Canada and the United States are preparing to extend the closure of their border to non-essential travel because of the coronavirus pandemic until August 21, a source familiar with the talks said Tuesday.
The world’s longest frontier has been closed to everything but goods trade since March 21.
The current shutdown runs out on July 21 and is expected to be extended for a month, said the source, who spoke on condition of anonymity.
The leaders of several Canadian provinces have spoken out against reopening the border as the United States sees an explosion of virus cases in some states.

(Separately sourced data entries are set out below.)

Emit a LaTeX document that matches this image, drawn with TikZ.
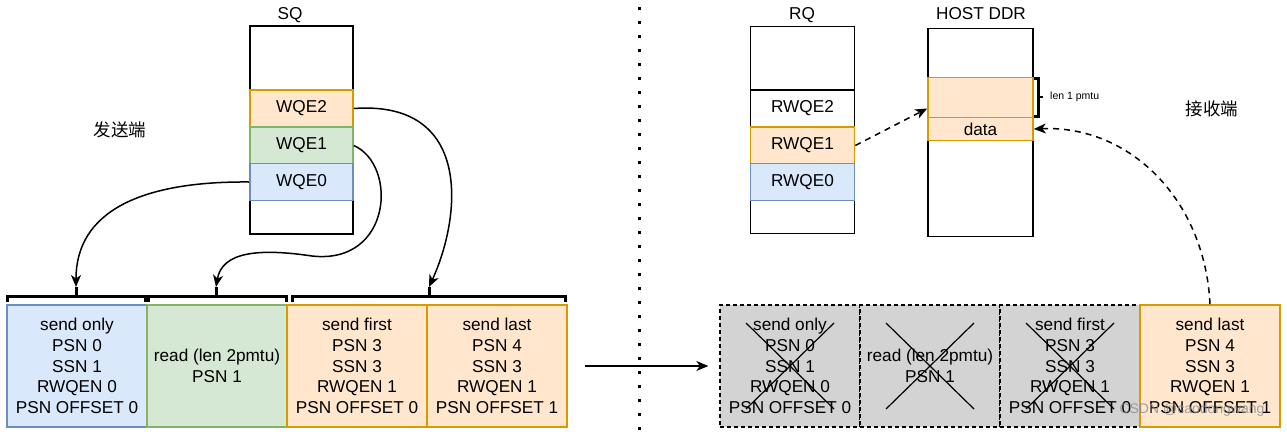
\documentclass[tikz,border=0pt]{standalone}
\usepackage{fontspec}
\setmainfont{Liberation Sans}
\newfontfamily\cjk{Noto Sans CJK SC}
\usetikzlibrary{arrows.meta}
\definecolor{bluef}{HTML}{DAE8FC}\definecolor{blued}{HTML}{6C8EBF}
\definecolor{greenf}{HTML}{D5E8D4}\definecolor{greend}{HTML}{82B366}
\definecolor{orf}{HTML}{FFE6CC}\definecolor{ord}{HTML}{D79B00}
\definecolor{greyf}{HTML}{D3D3D3}
\begin{document}
\begin{tikzpicture}[x=1pt,y=-1pt,
  txt/.style={font=\fontsize{17.2}{20.8}\selectfont, align=center},
  cell/.style={draw, line width=1.6pt, inner sep=0pt, txt},
  qbox/.style={cell, draw=black, fill=white},
  bluec/.style={cell, fill=bluef, draw=blued},
  greenc/.style={cell, fill=greenf, draw=greend},
  orc/.style={cell, fill=orf, draw=ord},
  whc/.style={cell, fill=white, draw=black},
  greyc/.style={cell, fill=greyf, draw=black, line width=1.3pt, dash pattern=on 4pt off 3pt},
  brace/.style={line width=3pt, line cap=butt},
  conn/.style={line width=1.5pt, -{Stealth[length=12pt,width=10pt,inset=3.5pt]}},
  dconn/.style={line width=1.5pt, dash pattern=on 6pt off 5pt, -{Stealth[length=12pt,width=10pt,inset=3.5pt]}},
  cross/.style={line width=1.2pt},
  lbl/.style={font=\fontsize{17.2}{20}\selectfont},
  cjklbl/.style={font=\cjk\fontsize{17.5}{20}\selectfont}
]
\useasboundingbox (0,0) rectangle (1287,434);

% ---------- sender side ----------
\node[lbl] (sqlbl) at (290,15) {SQ};
\node[qbox, minimum width=103pt, minimum height=208pt] (sq) at (301.5,130) {};
\node[orc, minimum width=103pt, minimum height=37pt] (wqe2) at (301.5,108.5) {WQE2};
\node[greenc, minimum width=103pt, minimum height=37pt] (wqe1) at (301.5,145.5) {WQE1};
\node[bluec, minimum width=103pt, minimum height=37pt] (wqe0) at (301.5,182) {WQE0};
\node[cjklbl] (send) at (120,130) {发送端};

% packets
\node[bluec, minimum width=140pt, minimum height=122pt] (b1) at (77,366)
  {send only\\PSN 0\\SSN 1\\RWQEN 0\\PSN OFFSET 0};
\node[greenc, minimum width=140pt, minimum height=122pt] (b2) at (217,366)
  {read (len 2pmtu)\\PSN 1};
\node[orc, minimum width=140pt, minimum height=122pt] (b3) at (357,366)
  {send first\\PSN 3\\SSN 3\\RWQEN 1\\PSN OFFSET 0};
\node[orc, minimum width=140pt, minimum height=122pt] (b4) at (497,366)
  {send last\\PSN 4\\SSN 3\\RWQEN 1\\PSN OFFSET 1};

% braces
\draw[brace] (7,302) -- (7,296) -- (145,296) -- (145,302);
\draw[brace] (148,302) -- (148,296) -- (286,296) -- (286,302);
\draw[brace] (292,302) -- (292,296) -- (565,296) -- (565,302);
\coordinate (k1) at (76,287);
\coordinate (k2) at (216,287);
\coordinate (k3) at (429,287);
\draw[brace] (76,296) -- (k1);
\draw[brace] (216,296) -- (k2);
\draw[brace] (429,296) -- (k3);

% WQE arrows
\draw[conn] (wqe0.west) .. controls (140,181) and (76,212) .. (k1);
\draw[conn] (wqe1.east) .. controls (398,165) and (392,265) .. (312,256)
  .. controls (258,248) and (222,252) .. (k2);
\draw[conn] (wqe2.east) .. controls (472,100) and (462,215) .. (k3);

% separator
\coordinate (s0) at (639,7);
\coordinate (s1) at (639,432);
\draw[line width=3pt, dash pattern=on 3pt off 11pt] (s0) -- (s1);

% ---------- receiver side ----------
\node[greyc, minimum width=140pt, minimum height=122pt] (r1) at (790,366)
  {send only\\PSN 0\\SSN 1\\RWQEN 0\\PSN OFFSET 0};
\node[greyc, minimum width=140pt, minimum height=122pt] (r2) at (930,366)
  {read (len 2pmtu)\\PSN 1};
\node[greyc, minimum width=140pt, minimum height=122pt] (r3) at (1070,366)
  {send first\\PSN 3\\SSN 3\\RWQEN 1\\PSN OFFSET 0};
\node[orc, minimum width=140pt, minimum height=122pt] (r4) at (1210,366)
  {send last\\PSN 4\\SSN 3\\RWQEN 1\\PSN OFFSET 1};
\foreach \n in {r1,r2,r3}{
  \draw[cross] ([shift={(-44pt,43pt)}]\n.center) -- ([shift={(44pt,-43pt)}]\n.center);
  \draw[cross] ([shift={(-44pt,-43pt)}]\n.center) -- ([shift={(44pt,43pt)}]\n.center);
}

\coordinate (h0) at (585,366);
\draw[conn] (h0) -- ([xshift=-11pt]r1.west);

% RQ
\node[lbl] (rqlbl) at (802,15) {RQ};
\node[qbox, minimum width=104pt, minimum height=207pt] (rq) at (802.5,130) {};
\node[whc, minimum width=104pt, minimum height=37pt] (rw2) at (802.5,108.5) {RWQE2};
\node[orc, minimum width=104pt, minimum height=37pt] (rw1) at (802.5,145.5) {RWQE1};
\node[bluec, minimum width=104pt, minimum height=37pt] (rw0) at (802.5,182) {RWQE0};

% HOST DDR
\node[lbl] (ddrlbl) at (981,14) {HOST DDR};
\node[qbox, minimum width=105pt, minimum height=208pt] (ddr) at (980.5,132.5) {};
\node[orc, minimum width=105pt, minimum height=40pt] (buf) at (980.5,97.5) {};
\node[orc, minimum width=105pt, minimum height=23pt] (data) at (980.5,129) {data};
\draw[line width=2.5pt] (1034,78.5) -- (1038.5,78.5) -- (1038.5,116.5) -- (1034,116.5);
\draw[line width=2.5pt] (1038.5,97) -- (1043,97);
\node[anchor=west, font=\fontsize{10.5}{12}\selectfont, inner sep=0pt] (lenlbl) at (1050,97) {len 1 pmtu};

\node[cjklbl] (recv) at (1212,109) {接收端};

\draw[dconn] (rw1.east) -- ([yshift=-11pt]buf.west);
\draw[dconn] (r4.north) .. controls (1205,200) and (1130,125) .. (data.east);

% watermark
\node[text=black!45, opacity=0.8, font=\fontsize{14}{14}\selectfont] (wm) at (1192,410) {CSDN @caodongwang};
\end{tikzpicture}
\end{document}
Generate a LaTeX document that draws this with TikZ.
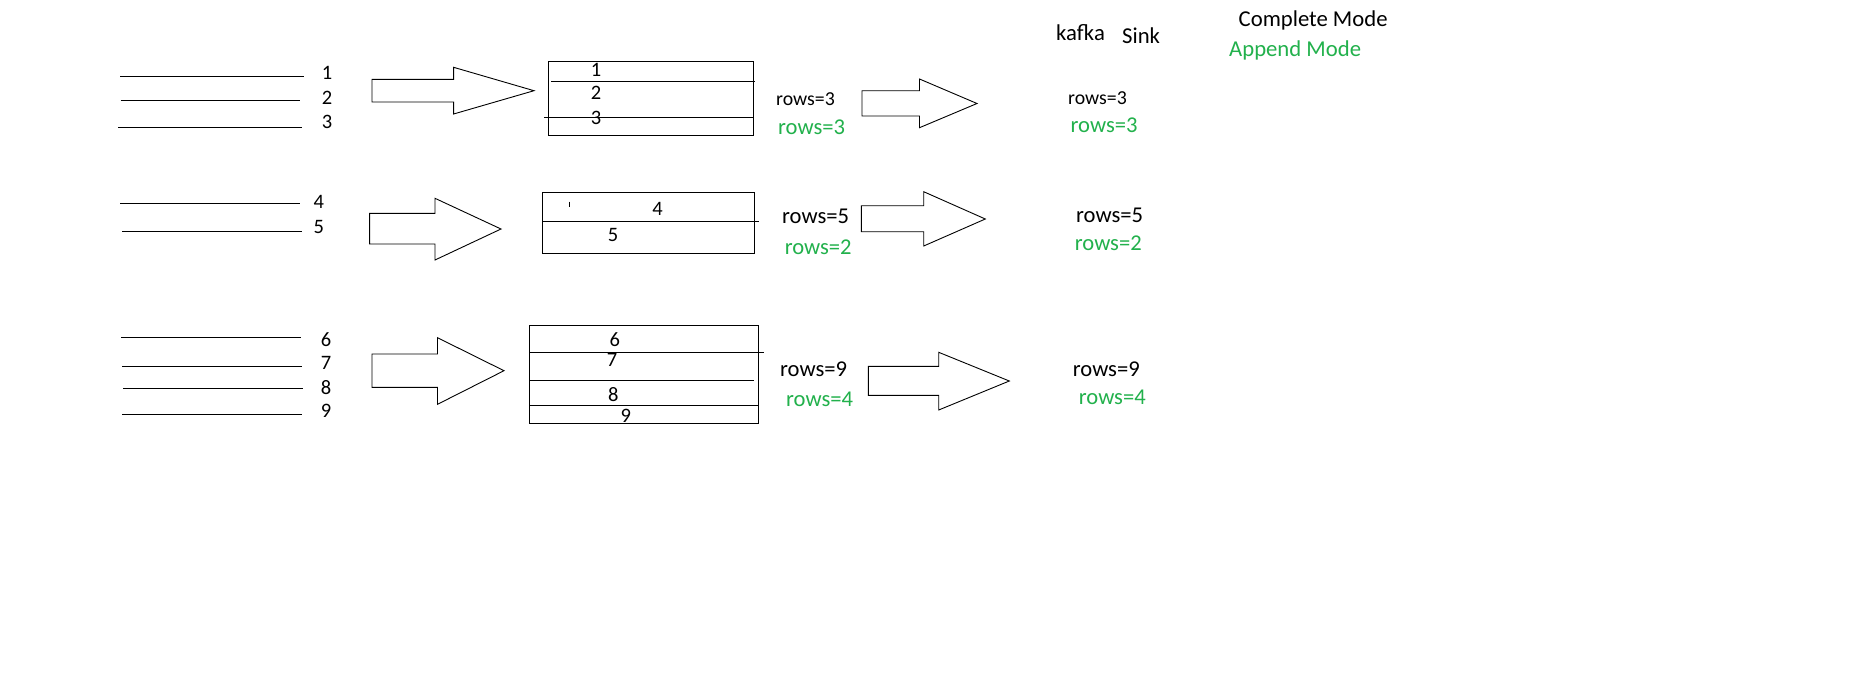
\documentclass[tikz,border=0pt]{standalone}
\usepackage{fontspec}
\setmainfont{Carlito}
\definecolor{paintgreen}{RGB}{34,177,76}
\begin{document}
\begin{tikzpicture}[x=1pt,y=-1pt,
  rule/.style={line width=1pt},
  blockarrow/.style={line width=0.9pt, line join=miter},
  num/.style={font=\fontsize{20.5}{24}\selectfont, inner sep=0pt},
  cnt/.style={font=\fontsize{22.6}{26}\selectfont, inner sep=0pt, anchor=west},
  cntsmall/.style={font=\fontsize{19.8}{23}\selectfont, inner sep=0pt, anchor=west},
  head/.style={font=\fontsize{22.7}{26}\selectfont, inner sep=0pt, anchor=base west},
  appended/.style={text=paintgreen},
]
\useasboundingbox (0,0) rectangle (1850,691);
\fill[white] (0,0) rectangle (1850,691);

% ---------- header ----------
\node[head] (kafka) at (1056,40.7) {kafka};
\node[head] (sink) at (1122,43.3) {Sink};
\node[head] (complete) at (1238.5,26.7) {Complete Mode};
\node[head, appended] (append) at (1229,56.7) {Append Mode};

% ---------- batch 1: incoming records ----------
\draw[rule] (120,76) -- (304,76);
\draw[rule] (120.5,100.3) -- (300,100.3);
\draw[rule] (118,127.3) -- (302,127.3);
\node[num] (in1) at (327,73.3) {1};
\node[num] (in2) at (327,98.3) {2};
\node[num] (in3) at (327,121.7) {3};

\draw[blockarrow] (372,79.3) -- (453.6,79.3) -- (453.6,67.3) -- (534,90.7)
  -- (453.6,114) -- (453.6,102) -- (372,102) -- cycle;

% result table 1
\draw[rule] (548.7,61.3) rectangle (753,135);
\draw[rule] (551,81.3) -- (755,81.3);
\draw[rule] (544,117.3) -- (754,117.3);
\node[num] (t1a) at (596,70) {1};
\node[num] (t1b) at (596,93.3) {2};
\node[num] (t1c) at (596,118.3) {3};

\node[cntsmall] (c1) at (776,99) {rows=3};
\node[cnt, appended] (a1) at (778,127.7) {rows=3};

\draw[blockarrow] (862,90.7) -- (919.5,90.7) -- (919.5,79) -- (977,103.5)
  -- (919.5,127.7) -- (919.5,116) -- (862,116) -- cycle;

\node[cntsmall] (k1) at (1068,97.7) {rows=3};
\node[cnt, appended] (ka1) at (1070.5,125) {rows=3};

% ---------- batch 2 ----------
\draw[rule] (120,203.3) -- (299.5,203.3);
\draw[rule] (122,231.3) -- (302,231.3);
\node[num] (in4) at (318.7,201.7) {4};
\node[num] (in5) at (318.7,226.7) {5};

\draw[blockarrow] (369.6,213.3) -- (435,213.3) -- (435,198.3) -- (501,229)
  -- (435,260) -- (435,244) -- (369.6,244) -- cycle;

% result table 2
\draw[rule] (542.4,192.3) rectangle (754,253);
\draw[rule] (542,221.3) -- (758.5,221.3);
\draw[rule] (569.6,201.7) -- (569.6,207.3);
\node[num] (t2a) at (657.6,209.3) {4};
\node[num] (t2b) at (613,235) {5};

\node[cnt] (c2) at (782,216) {rows=5};
\node[cnt, appended] (a2) at (784.6,247.5) {rows=2};

\draw[blockarrow] (861.3,205.7) -- (923.7,205.7) -- (923.7,191.7) -- (985.3,219)
  -- (923.7,246) -- (923.7,231.7) -- (861.3,231.7) -- cycle;

\node[cnt] (k2) at (1076,215) {rows=5};
\node[cnt, appended] (ka2) at (1074.7,243.3) {rows=2};

% ---------- batch 3 ----------
\draw[rule] (121,337.3) -- (301,337.3);
\draw[rule] (122,366.7) -- (302,366.7);
\draw[rule] (123,388.3) -- (303,388.3);
\draw[rule] (122,414.3) -- (302,414.3);
\node[num] (in6) at (326,339.3) {6};
\node[num] (in7) at (326,363.3) {7};
\node[num] (in8) at (326,387.3) {8};
\node[num] (in9) at (326,410.7) {9};

\draw[blockarrow] (372,354) -- (437.5,354) -- (437.5,337.7) -- (504,370.7)
  -- (437.5,404.3) -- (437.5,387.3) -- (372,387.3) -- cycle;

% result table 3
\draw[rule] (529.4,325.3) rectangle (758,423.3);
\draw[rule] (529.4,352.3) -- (763.8,352.3);
\draw[rule] (529.4,380.3) -- (754.4,380.3);
\draw[rule] (529.4,405.3) -- (759.3,405.3);
\node[num] (t3a) at (614.7,340) {6};
\node[num] (t3b) at (612,360) {7};
\node[num] (t3c) at (613.4,395) {8};
\node[num] (t3d) at (625.9,416) {9};

\node[cnt] (c3) at (780,369.5) {rows=9};
\node[cnt, appended] (a3) at (786,399) {rows=4};

\draw[blockarrow] (868.3,366.3) -- (938.7,366.3) -- (938.7,352.3) -- (1009.3,381)
  -- (938.7,410) -- (938.7,395.3) -- (868.3,395.3) -- cycle;

\node[cnt] (k3) at (1072.7,369) {rows=9};
\node[cnt, appended] (ka3) at (1078.7,397.3) {rows=4};
\end{tikzpicture}
\end{document}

A few hours after speaking with President Donald Trump on Monday, Canadian Prime Minister Justin Trudeau said a decision would be made in the next few days.
“We recognize that the situation continues to be complex in the United States in regards to COVID-19,” Trudeau told reporters.
“Every month, we have been able to extend the border closures to all but essential goods and services and those discussions are ongoing,” he added.
A recent poll showed that more than 80 percent of Canadians want the border to stay closed for now.
Half of Americans are in favor of reopening it, compared to just 11 percent of Canadians, according to the Legere poll carried out July 3-5.
The United States is the hardest hit country in the world by the pandemic, with nearly 3.4 million cases and more than 135,000 deaths.
Canada has recorded more than 8,800 deaths and more than 108,000 cases.
The closure of the US borders with Canada and Mexico has been renewed monthly.
Under normal circumstances, more than 400,000 Americans and Canadians cross their shared frontier each day.